Skip the pictures and extract all of the lines exactly as written.

- **Recorded data**
--------------------------------
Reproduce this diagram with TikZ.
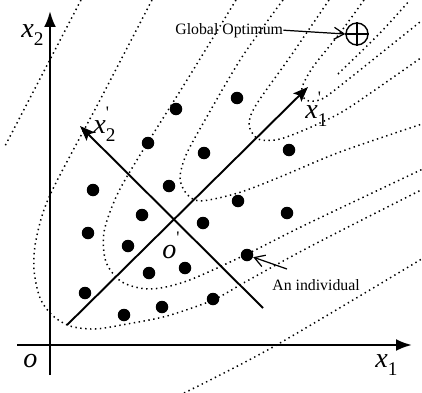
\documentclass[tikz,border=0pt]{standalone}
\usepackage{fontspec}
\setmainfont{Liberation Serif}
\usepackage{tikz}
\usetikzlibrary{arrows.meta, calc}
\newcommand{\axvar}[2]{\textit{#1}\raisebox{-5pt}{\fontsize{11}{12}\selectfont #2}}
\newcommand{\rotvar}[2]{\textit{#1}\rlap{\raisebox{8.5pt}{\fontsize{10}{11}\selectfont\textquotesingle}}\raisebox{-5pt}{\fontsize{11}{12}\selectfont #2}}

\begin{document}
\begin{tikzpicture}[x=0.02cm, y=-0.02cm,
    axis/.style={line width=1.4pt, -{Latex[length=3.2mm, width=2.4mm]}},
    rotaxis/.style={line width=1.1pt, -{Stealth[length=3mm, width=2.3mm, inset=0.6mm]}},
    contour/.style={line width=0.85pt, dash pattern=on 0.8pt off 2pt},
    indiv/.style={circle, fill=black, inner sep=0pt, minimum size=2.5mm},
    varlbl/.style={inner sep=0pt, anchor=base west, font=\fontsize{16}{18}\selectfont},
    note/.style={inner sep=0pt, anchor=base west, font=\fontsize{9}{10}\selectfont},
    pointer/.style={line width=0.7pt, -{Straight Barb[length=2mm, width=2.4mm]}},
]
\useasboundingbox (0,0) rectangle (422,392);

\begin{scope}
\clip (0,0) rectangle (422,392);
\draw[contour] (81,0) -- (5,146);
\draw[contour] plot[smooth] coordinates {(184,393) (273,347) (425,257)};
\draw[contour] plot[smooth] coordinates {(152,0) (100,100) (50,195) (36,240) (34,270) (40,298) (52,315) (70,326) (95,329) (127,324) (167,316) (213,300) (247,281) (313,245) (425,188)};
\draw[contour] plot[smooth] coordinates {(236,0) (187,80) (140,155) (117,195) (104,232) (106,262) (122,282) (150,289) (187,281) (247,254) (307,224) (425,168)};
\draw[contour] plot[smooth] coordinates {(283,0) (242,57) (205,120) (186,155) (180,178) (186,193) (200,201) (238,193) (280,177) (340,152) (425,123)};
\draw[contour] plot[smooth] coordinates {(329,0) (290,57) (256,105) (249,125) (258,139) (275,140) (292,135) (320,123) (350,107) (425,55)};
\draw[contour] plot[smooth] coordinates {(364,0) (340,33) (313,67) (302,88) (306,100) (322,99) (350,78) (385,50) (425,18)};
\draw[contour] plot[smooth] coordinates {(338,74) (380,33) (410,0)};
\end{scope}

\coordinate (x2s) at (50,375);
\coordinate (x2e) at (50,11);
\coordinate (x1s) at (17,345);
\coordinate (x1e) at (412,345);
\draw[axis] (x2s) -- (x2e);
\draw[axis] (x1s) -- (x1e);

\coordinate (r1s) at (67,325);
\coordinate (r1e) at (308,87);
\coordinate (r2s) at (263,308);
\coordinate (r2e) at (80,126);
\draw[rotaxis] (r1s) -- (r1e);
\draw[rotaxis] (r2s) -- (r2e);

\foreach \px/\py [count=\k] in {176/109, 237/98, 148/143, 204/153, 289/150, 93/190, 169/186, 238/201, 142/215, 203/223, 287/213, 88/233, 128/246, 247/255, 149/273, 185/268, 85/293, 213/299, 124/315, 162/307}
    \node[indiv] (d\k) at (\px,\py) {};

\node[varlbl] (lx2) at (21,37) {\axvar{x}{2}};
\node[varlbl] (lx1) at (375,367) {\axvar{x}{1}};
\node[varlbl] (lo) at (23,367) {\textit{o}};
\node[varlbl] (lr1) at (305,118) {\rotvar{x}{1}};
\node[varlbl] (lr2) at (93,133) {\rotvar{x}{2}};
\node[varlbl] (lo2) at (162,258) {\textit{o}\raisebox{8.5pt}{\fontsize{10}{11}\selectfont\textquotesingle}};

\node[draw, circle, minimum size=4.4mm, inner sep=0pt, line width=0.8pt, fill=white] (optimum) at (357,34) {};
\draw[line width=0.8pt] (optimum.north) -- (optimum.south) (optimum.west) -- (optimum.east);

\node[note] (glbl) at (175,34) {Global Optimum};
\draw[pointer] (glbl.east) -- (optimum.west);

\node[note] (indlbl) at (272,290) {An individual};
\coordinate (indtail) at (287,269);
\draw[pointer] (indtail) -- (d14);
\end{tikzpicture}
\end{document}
--------------------------------
- **Problem solution**
Reproduce this diagram with TikZ.
\documentclass[tikz,border=0pt]{standalone}
\usepackage{fontspec}
\setmainfont{Liberation Serif}
\usepackage{tikz}
\usetikzlibrary{arrows.meta, calc}
\newcommand{\axvar}[2]{\textit{#1}\raisebox{-5pt}{\fontsize{11}{12}\selectfont #2}}
\newcommand{\rotvar}[2]{\textit{#1}\rlap{\raisebox{8.5pt}{\fontsize{10}{11}\selectfont\textquotesingle}}\raisebox{-5pt}{\fontsize{11}{12}\selectfont #2}}

\begin{document}
\begin{tikzpicture}[x=0.02cm, y=-0.02cm,
    axis/.style={line width=1.4pt, -{Latex[length=3.2mm, width=2.4mm]}},
    rotaxis/.style={line width=1.1pt, -{Stealth[length=3mm, width=2.3mm, inset=0.6mm]}},
    contour/.style={line width=0.85pt, dash pattern=on 0.8pt off 2pt},
    indiv/.style={circle, fill=black, inner sep=0pt, minimum size=2.5mm},
    varlbl/.style={inner sep=0pt, anchor=base west, font=\fontsize{16}{18}\selectfont},
    note/.style={inner sep=0pt, anchor=base west, font=\fontsize{9}{10}\selectfont},
    pointer/.style={line width=0.7pt, -{Straight Barb[length=2mm, width=2.4mm]}},
]
\useasboundingbox (0,0) rectangle (422,392);

\begin{scope}
\clip (0,0) rectangle (422,392);
\draw[contour] (81,0) -- (5,146);
\draw[contour] plot[smooth] coordinates {(184,393) (273,347) (425,257)};
\draw[contour] plot[smooth] coordinates {(152,0) (100,100) (50,195) (36,240) (34,270) (40,298) (52,315) (70,326) (95,329) (127,324) (167,316) (213,300) (247,281) (313,245) (425,188)};
\draw[contour] plot[smooth] coordinates {(236,0) (187,80) (140,155) (117,195) (104,232) (106,262) (122,282) (150,289) (187,281) (247,254) (307,224) (425,168)};
\draw[contour] plot[smooth] coordinates {(283,0) (242,57) (205,120) (186,155) (180,178) (186,193) (200,201) (238,193) (280,177) (340,152) (425,123)};
\draw[contour] plot[smooth] coordinates {(329,0) (290,57) (256,105) (249,125) (258,139) (275,140) (292,135) (320,123) (350,107) (425,55)};
\draw[contour] plot[smooth] coordinates {(364,0) (340,33) (313,67) (302,88) (306,100) (322,99) (350,78) (385,50) (425,18)};
\draw[contour] plot[smooth] coordinates {(338,74) (380,33) (410,0)};
\end{scope}

\coordinate (x2s) at (50,375);
\coordinate (x2e) at (50,11);
\coordinate (x1s) at (17,345);
\coordinate (x1e) at (412,345);
\draw[axis] (x2s) -- (x2e);
\draw[axis] (x1s) -- (x1e);

\coordinate (r1s) at (67,325);
\coordinate (r1e) at (308,87);
\coordinate (r2s) at (263,308);
\coordinate (r2e) at (80,126);
\draw[rotaxis] (r1s) -- (r1e);
\draw[rotaxis] (r2s) -- (r2e);

\foreach \px/\py [count=\k] in {176/109, 237/98, 148/143, 204/153, 289/150, 93/190, 169/186, 238/201, 142/215, 203/223, 287/213, 88/233, 128/246, 247/255, 149/273, 185/268, 85/293, 213/299, 124/315, 162/307}
    \node[indiv] (d\k) at (\px,\py) {};

\node[varlbl] (lx2) at (21,37) {\axvar{x}{2}};
\node[varlbl] (lx1) at (375,367) {\axvar{x}{1}};
\node[varlbl] (lo) at (23,367) {\textit{o}};
\node[varlbl] (lr1) at (305,118) {\rotvar{x}{1}};
\node[varlbl] (lr2) at (93,133) {\rotvar{x}{2}};
\node[varlbl] (lo2) at (162,258) {\textit{o}\raisebox{8.5pt}{\fontsize{10}{11}\selectfont\textquotesingle}};

\node[draw, circle, minimum size=4.4mm, inner sep=0pt, line width=0.8pt, fill=white] (optimum) at (357,34) {};
\draw[line width=0.8pt] (optimum.north) -- (optimum.south) (optimum.west) -- (optimum.east);

\node[note] (glbl) at (175,34) {Global Optimum};
\draw[pointer] (glbl.east) -- (optimum.west);

\node[note] (indlbl) at (272,290) {An individual};
\coordinate (indtail) at (287,269);
\draw[pointer] (indtail) -- (d14);
\end{tikzpicture}
\end{document}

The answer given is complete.